SET PROBLEM
Retype all of the listing exactly, passing over any picture you find.

DATASET SECTION
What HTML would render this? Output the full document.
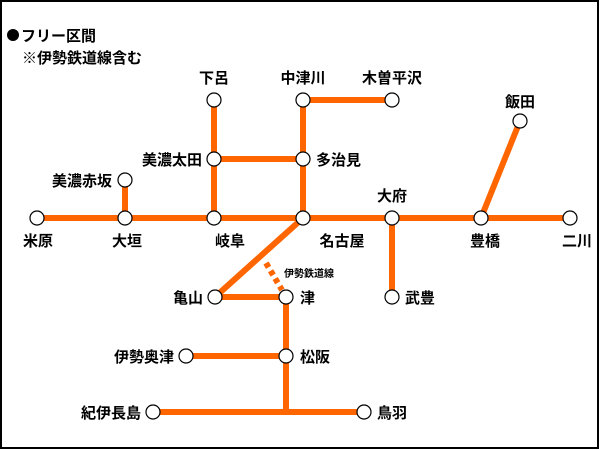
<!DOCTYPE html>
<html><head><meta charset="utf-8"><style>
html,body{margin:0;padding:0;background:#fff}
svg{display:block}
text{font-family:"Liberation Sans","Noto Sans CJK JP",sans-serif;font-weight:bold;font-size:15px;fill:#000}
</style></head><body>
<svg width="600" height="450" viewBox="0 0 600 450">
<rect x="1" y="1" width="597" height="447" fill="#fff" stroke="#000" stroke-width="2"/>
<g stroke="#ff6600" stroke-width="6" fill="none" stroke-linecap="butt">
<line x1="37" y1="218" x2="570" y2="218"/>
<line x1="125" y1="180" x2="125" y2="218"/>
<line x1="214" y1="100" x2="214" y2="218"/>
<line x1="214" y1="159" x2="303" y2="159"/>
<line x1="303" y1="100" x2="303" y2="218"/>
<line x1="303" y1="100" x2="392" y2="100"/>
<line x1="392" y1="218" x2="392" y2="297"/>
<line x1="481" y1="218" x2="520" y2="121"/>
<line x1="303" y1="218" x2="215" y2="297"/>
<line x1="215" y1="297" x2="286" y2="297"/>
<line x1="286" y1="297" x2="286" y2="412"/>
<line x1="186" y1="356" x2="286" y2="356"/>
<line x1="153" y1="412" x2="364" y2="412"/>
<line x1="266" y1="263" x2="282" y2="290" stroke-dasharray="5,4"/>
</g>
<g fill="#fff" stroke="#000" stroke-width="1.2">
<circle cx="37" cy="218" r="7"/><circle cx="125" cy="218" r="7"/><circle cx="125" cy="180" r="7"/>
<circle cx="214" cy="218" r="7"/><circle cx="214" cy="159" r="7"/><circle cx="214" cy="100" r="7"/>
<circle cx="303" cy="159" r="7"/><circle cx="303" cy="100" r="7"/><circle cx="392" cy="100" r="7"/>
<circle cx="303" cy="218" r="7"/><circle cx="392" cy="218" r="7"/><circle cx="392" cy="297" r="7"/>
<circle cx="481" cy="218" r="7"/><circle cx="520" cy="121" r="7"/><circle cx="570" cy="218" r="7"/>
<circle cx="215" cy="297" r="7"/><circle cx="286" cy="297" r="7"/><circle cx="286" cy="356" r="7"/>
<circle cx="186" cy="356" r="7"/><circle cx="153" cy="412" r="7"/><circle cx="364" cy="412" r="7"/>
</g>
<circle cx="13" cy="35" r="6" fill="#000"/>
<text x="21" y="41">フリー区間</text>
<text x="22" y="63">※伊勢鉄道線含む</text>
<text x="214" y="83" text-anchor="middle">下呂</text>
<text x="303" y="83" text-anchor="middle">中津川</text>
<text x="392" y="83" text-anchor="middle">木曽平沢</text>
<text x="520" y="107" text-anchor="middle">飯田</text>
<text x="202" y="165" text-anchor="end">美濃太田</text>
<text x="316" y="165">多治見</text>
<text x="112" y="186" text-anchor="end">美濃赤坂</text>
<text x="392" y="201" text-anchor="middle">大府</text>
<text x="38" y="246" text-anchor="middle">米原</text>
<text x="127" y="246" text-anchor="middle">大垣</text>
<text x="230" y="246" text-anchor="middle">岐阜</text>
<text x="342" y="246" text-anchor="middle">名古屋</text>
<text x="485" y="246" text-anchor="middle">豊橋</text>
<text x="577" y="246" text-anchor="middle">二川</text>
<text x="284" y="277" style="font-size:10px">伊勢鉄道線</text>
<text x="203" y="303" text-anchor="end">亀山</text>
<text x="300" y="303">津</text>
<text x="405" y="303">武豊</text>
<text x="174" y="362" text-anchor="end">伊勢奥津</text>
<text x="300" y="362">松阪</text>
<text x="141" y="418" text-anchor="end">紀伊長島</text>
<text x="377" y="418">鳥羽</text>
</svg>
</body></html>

EXERCISE RESULT
What HTML would render this? Output the full document.
<!DOCTYPE html>
<html><head><meta charset="utf-8"><style>
html,body{margin:0;padding:0;background:#fff}
svg{display:block}
text{font-family:"Liberation Sans","Noto Sans CJK JP",sans-serif;font-weight:bold;font-size:15px;fill:#000}
</style></head><body>
<svg width="600" height="450" viewBox="0 0 600 450">
<rect x="1" y="1" width="597" height="447" fill="#fff" stroke="#000" stroke-width="2"/>
<g stroke="#ff6600" stroke-width="6" fill="none" stroke-linecap="butt">
<line x1="37" y1="218" x2="570" y2="218"/>
<line x1="125" y1="180" x2="125" y2="218"/>
<line x1="214" y1="100" x2="214" y2="218"/>
<line x1="214" y1="159" x2="303" y2="159"/>
<line x1="303" y1="100" x2="303" y2="218"/>
<line x1="303" y1="100" x2="392" y2="100"/>
<line x1="392" y1="218" x2="392" y2="297"/>
<line x1="481" y1="218" x2="520" y2="121"/>
<line x1="303" y1="218" x2="215" y2="297"/>
<line x1="215" y1="297" x2="286" y2="297"/>
<line x1="286" y1="297" x2="286" y2="412"/>
<line x1="186" y1="356" x2="286" y2="356"/>
<line x1="153" y1="412" x2="364" y2="412"/>
<line x1="266" y1="263" x2="282" y2="290" stroke-dasharray="5,4"/>
</g>
<g fill="#fff" stroke="#000" stroke-width="1.2">
<circle cx="37" cy="218" r="7"/><circle cx="125" cy="218" r="7"/><circle cx="125" cy="180" r="7"/>
<circle cx="214" cy="218" r="7"/><circle cx="214" cy="159" r="7"/><circle cx="214" cy="100" r="7"/>
<circle cx="303" cy="159" r="7"/><circle cx="303" cy="100" r="7"/><circle cx="392" cy="100" r="7"/>
<circle cx="303" cy="218" r="7"/><circle cx="392" cy="218" r="7"/><circle cx="392" cy="297" r="7"/>
<circle cx="481" cy="218" r="7"/><circle cx="520" cy="121" r="7"/><circle cx="570" cy="218" r="7"/>
<circle cx="215" cy="297" r="7"/><circle cx="286" cy="297" r="7"/><circle cx="286" cy="356" r="7"/>
<circle cx="186" cy="356" r="7"/><circle cx="153" cy="412" r="7"/><circle cx="364" cy="412" r="7"/>
</g>
<circle cx="13" cy="35" r="6" fill="#000"/>
<text x="21" y="41">フリー区間</text>
<text x="22" y="63">※伊勢鉄道線含む</text>
<text x="214" y="83" text-anchor="middle">下呂</text>
<text x="303" y="83" text-anchor="middle">中津川</text>
<text x="392" y="83" text-anchor="middle">木曽平沢</text>
<text x="520" y="107" text-anchor="middle">飯田</text>
<text x="202" y="165" text-anchor="end">美濃太田</text>
<text x="316" y="165">多治見</text>
<text x="112" y="186" text-anchor="end">美濃赤坂</text>
<text x="392" y="201" text-anchor="middle">大府</text>
<text x="38" y="246" text-anchor="middle">米原</text>
<text x="127" y="246" text-anchor="middle">大垣</text>
<text x="230" y="246" text-anchor="middle">岐阜</text>
<text x="342" y="246" text-anchor="middle">名古屋</text>
<text x="485" y="246" text-anchor="middle">豊橋</text>
<text x="577" y="246" text-anchor="middle">二川</text>
<text x="284" y="277" style="font-size:10px">伊勢鉄道線</text>
<text x="203" y="303" text-anchor="end">亀山</text>
<text x="300" y="303">津</text>
<text x="405" y="303">武豊</text>
<text x="174" y="362" text-anchor="end">伊勢奥津</text>
<text x="300" y="362">松阪</text>
<text x="141" y="418" text-anchor="end">紀伊長島</text>
<text x="377" y="418">鳥羽</text>
</svg>
</body></html>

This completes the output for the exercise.